3. El durísimo trabajo del intérprete. El durísimo trabajo de quien se toma en serio una carrera musical y está dispuesto a renunciar a tantas cosas para lograr el éxito. Los viajes de seis meses, las giras interminables, la vida de hotel. La soledad atenuada por la dolce vita, pero, al fin, la soledad. El público adora al cantante que no ha podido ver crecer a su niña y sus dos niños: siempre estaba tan lejos… Al final, merece la pena. Alcanza el estrellato, la ecuménica admiración, los millones de dólares. El reconocimiento y la parodia: vemos en bucle «Soy un truhan, soy un señor», en versión Tricicle, y se nos saltan las lágrimas de risa.

4. Renunciar a tantas cosas para lograr el éxito. Rocío Dúrcal se marcha a cantar rancheras y Junior se queda en casa para cuidar a la prole. Nos lo han contado mil veces. Hay quien nunca lo consigue. Hay quien convierte su vida en un itinerario constante y da la nota -do sostenido, monólogo de Hamlet, un tango, la escena del sofá- y, pese al entusiasmo, no llega. El viaje a ninguna parte. Cómicos. La precariedad de los oficios artísticos que se opaca el día que uno triunfa y borra lo demás. Pero no todo el mundo compra el palafito en Miami, el piso en Alcorcón. Artistas de las fiestas de los pueblos, con sus lentejuelas, no alcanzan un aplauso unánime y jamás han tenido tiempo para formar una familia o crear un lazo más allá del camerino. Militantes de la causa del espectáculo abandonan vínculo, poliamor, familia, y ni lo uno ni lo otro termina de salirles bien. No todos los cantantes melódicos tienen la suerte de David Bisbal que salió de la orquesta Sensaciones y hoy hace piruetas con el cuerpo y las cuerdas vocales. Los ojos cerrados. Hace gimnasia sincrónicamente con una bellísima esposa modelo.
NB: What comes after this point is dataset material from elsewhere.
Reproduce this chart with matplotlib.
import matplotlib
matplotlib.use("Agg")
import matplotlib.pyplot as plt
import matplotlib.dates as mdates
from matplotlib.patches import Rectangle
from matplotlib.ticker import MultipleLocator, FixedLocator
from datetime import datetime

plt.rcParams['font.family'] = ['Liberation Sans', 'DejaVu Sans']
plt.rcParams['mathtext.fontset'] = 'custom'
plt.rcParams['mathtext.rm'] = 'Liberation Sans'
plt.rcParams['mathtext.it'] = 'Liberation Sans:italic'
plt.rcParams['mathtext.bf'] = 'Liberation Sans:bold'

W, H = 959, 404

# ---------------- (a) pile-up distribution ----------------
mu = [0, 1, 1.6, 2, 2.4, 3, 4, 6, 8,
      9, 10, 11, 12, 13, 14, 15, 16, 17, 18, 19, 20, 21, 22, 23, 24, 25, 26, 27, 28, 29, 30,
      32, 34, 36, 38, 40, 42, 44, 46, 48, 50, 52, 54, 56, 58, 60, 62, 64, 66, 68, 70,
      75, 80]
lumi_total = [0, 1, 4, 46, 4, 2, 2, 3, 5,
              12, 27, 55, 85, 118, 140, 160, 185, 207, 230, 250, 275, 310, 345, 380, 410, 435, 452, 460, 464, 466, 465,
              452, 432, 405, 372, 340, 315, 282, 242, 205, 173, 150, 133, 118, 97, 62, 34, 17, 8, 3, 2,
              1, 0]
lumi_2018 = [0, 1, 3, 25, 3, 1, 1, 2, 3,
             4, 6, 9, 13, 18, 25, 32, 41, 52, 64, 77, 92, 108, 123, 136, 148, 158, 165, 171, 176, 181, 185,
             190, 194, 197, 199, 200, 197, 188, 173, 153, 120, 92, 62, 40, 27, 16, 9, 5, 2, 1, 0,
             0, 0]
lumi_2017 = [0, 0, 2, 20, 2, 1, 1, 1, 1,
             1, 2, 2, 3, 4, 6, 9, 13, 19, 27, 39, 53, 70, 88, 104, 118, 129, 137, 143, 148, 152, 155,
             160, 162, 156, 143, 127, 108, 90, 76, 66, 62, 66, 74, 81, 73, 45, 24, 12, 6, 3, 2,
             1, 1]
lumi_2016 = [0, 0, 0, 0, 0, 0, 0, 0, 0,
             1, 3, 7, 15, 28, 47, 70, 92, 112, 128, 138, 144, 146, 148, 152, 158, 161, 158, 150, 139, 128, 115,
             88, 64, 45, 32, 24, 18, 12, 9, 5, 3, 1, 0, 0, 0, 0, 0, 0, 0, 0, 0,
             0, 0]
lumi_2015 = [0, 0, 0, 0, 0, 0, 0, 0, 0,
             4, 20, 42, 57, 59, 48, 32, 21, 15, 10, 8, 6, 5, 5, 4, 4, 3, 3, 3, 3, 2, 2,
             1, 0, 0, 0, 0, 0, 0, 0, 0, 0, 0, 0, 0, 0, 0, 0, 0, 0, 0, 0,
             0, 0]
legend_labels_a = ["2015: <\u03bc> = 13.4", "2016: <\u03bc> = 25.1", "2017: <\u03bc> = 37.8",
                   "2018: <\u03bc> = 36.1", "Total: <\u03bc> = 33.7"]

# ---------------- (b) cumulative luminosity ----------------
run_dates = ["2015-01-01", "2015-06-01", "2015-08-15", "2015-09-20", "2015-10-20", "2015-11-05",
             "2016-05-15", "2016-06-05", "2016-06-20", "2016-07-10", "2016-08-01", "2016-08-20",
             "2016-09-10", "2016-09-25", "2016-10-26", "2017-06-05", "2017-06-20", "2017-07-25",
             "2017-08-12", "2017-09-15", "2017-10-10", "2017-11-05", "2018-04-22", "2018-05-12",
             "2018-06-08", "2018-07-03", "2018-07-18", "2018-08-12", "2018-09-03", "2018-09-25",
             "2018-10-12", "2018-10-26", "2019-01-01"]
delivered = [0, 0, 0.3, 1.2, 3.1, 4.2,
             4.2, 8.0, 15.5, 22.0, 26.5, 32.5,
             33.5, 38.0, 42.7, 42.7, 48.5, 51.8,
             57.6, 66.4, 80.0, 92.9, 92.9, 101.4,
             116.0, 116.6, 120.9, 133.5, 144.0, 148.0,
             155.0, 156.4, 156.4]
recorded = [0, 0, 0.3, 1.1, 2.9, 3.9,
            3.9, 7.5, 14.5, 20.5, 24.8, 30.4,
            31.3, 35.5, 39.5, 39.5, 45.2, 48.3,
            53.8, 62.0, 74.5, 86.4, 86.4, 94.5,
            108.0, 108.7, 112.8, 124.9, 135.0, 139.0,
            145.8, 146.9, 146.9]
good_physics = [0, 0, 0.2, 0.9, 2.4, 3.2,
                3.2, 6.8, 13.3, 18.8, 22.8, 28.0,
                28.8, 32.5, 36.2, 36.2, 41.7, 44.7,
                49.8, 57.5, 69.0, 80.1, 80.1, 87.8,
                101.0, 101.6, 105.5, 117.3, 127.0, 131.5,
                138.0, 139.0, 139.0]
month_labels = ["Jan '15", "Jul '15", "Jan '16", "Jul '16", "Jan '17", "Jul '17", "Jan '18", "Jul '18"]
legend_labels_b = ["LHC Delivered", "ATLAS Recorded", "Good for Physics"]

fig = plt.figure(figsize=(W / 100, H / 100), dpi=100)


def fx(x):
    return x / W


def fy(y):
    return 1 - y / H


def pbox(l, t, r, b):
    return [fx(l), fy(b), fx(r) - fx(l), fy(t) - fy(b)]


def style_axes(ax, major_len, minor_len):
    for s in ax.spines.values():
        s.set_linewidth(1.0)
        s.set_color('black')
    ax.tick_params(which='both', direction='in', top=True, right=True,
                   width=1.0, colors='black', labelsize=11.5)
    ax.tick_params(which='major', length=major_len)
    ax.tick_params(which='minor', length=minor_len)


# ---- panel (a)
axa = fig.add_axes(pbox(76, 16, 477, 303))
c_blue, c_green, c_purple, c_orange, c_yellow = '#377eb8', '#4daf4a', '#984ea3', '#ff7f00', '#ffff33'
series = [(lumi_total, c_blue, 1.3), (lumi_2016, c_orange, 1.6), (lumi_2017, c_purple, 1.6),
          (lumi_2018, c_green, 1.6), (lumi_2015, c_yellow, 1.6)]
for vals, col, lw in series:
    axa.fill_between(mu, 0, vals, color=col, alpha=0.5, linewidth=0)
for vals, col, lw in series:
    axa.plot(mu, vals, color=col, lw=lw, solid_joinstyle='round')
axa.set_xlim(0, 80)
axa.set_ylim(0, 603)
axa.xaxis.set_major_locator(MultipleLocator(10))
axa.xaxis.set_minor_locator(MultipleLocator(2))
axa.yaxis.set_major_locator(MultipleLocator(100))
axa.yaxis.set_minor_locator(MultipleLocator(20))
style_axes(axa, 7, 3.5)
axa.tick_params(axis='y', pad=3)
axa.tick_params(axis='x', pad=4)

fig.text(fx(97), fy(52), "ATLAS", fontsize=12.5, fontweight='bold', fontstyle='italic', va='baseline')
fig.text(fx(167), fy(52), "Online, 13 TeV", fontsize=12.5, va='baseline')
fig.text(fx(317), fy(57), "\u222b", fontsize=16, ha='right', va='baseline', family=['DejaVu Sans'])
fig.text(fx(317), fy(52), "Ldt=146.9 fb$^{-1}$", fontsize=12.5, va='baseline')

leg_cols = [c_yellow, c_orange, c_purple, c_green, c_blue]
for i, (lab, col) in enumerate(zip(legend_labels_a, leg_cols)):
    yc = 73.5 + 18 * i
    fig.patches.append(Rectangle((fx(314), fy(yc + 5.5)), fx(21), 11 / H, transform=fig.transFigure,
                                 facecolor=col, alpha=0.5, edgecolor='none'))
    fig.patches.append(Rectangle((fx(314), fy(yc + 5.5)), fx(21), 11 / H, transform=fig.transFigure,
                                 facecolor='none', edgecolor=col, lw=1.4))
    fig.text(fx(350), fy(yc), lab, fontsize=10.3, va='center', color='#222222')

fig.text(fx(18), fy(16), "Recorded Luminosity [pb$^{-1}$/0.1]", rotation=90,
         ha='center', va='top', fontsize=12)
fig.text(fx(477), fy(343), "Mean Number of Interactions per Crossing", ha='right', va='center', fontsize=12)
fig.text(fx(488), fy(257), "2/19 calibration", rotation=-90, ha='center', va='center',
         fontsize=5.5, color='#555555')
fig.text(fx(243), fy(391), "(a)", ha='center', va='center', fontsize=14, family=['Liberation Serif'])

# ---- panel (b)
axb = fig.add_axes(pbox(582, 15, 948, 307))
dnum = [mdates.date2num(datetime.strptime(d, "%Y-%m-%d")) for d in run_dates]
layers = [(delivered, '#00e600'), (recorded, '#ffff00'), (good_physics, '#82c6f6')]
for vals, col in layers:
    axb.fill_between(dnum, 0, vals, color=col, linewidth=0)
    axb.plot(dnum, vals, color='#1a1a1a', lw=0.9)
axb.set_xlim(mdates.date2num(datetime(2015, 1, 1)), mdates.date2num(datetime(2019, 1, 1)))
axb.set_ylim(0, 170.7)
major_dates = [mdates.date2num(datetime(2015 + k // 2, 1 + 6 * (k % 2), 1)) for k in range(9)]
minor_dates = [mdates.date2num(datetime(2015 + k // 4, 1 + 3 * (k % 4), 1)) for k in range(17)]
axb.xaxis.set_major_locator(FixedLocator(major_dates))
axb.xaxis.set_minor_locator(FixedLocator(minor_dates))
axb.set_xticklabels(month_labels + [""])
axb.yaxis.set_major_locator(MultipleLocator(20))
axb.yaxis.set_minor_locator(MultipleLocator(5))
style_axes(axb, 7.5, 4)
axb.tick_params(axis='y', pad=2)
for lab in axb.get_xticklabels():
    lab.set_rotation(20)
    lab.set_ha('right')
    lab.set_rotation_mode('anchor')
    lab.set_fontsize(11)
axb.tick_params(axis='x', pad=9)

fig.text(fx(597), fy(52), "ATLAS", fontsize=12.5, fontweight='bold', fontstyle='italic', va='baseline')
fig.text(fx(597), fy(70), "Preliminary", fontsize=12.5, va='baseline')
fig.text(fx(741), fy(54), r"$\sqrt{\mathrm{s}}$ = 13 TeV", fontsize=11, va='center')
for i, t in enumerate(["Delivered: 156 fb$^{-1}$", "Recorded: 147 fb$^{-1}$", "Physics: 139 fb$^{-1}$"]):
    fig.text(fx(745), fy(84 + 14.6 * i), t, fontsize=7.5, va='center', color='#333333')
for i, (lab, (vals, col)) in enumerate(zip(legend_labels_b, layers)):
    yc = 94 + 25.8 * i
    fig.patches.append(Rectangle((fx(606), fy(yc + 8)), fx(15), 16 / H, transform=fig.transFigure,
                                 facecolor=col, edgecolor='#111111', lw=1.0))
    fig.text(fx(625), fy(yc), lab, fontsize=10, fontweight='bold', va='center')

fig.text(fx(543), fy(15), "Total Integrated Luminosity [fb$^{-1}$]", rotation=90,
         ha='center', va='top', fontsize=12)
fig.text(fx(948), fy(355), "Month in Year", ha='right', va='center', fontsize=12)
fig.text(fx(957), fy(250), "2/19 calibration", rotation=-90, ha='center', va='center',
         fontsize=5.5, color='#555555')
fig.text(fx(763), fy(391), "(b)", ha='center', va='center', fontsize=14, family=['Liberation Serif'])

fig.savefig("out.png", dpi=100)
Para responder a la pregunta de por qué unos tienen suerte y otros no, quizá habría que buscar una respuesta política que vaciaría el concepto de suerte de la tranquilizadora y a la vez indomable volatilidad del azar.

5. Abandonan un vínculo. O lo sustituyen por vínculos sucesivos. O los desatienden y cada vez que se van de casa para iniciar una gira el hijo llora, la hija llora y, cuando por fin regresan, el niño y la niña han crecido mucho, pero el primero siente rencor y la segunda no reconoce a mamá. De estas cosas, sumadas a la ternura que permanece en los ritos de la casa y en los gestos de diva de una abuela que fue cantante -la vida cotidiana se llena de la gestualidad del espectáculo como simpático moho-, habla un precioso texto autobiográfico de Manuela Espinal Solano: Ya nadie canta (Caballo de Troya). La obcecación del arte, una vida artística de clase media -«a las cabañas bajé», «a los palacios subí»- nos hace dejarnos por el camino muchas cosas que, a veces, nos son devueltas; otras no. Pero es una vida irrenunciable. No la podemos parar de vivir. Nos agarramos a ella como a un clavo ardiendo. Una perspectiva femenina pone de manifiesto tres cosas: la adoración hacia la cantante divinizada en su sensualidad; la capacidad de las mujeres para generar el foco de calor en torno al que crecemos; el cuestionamiento de que las dos premisas anteriores sean deseables. La música lo borra todo, aunque ya nadie cante como se solía cantar: sin letra del karaoke, sin Auto-Tune, buscando acabar la nota limpia. Y una perfecta afinación.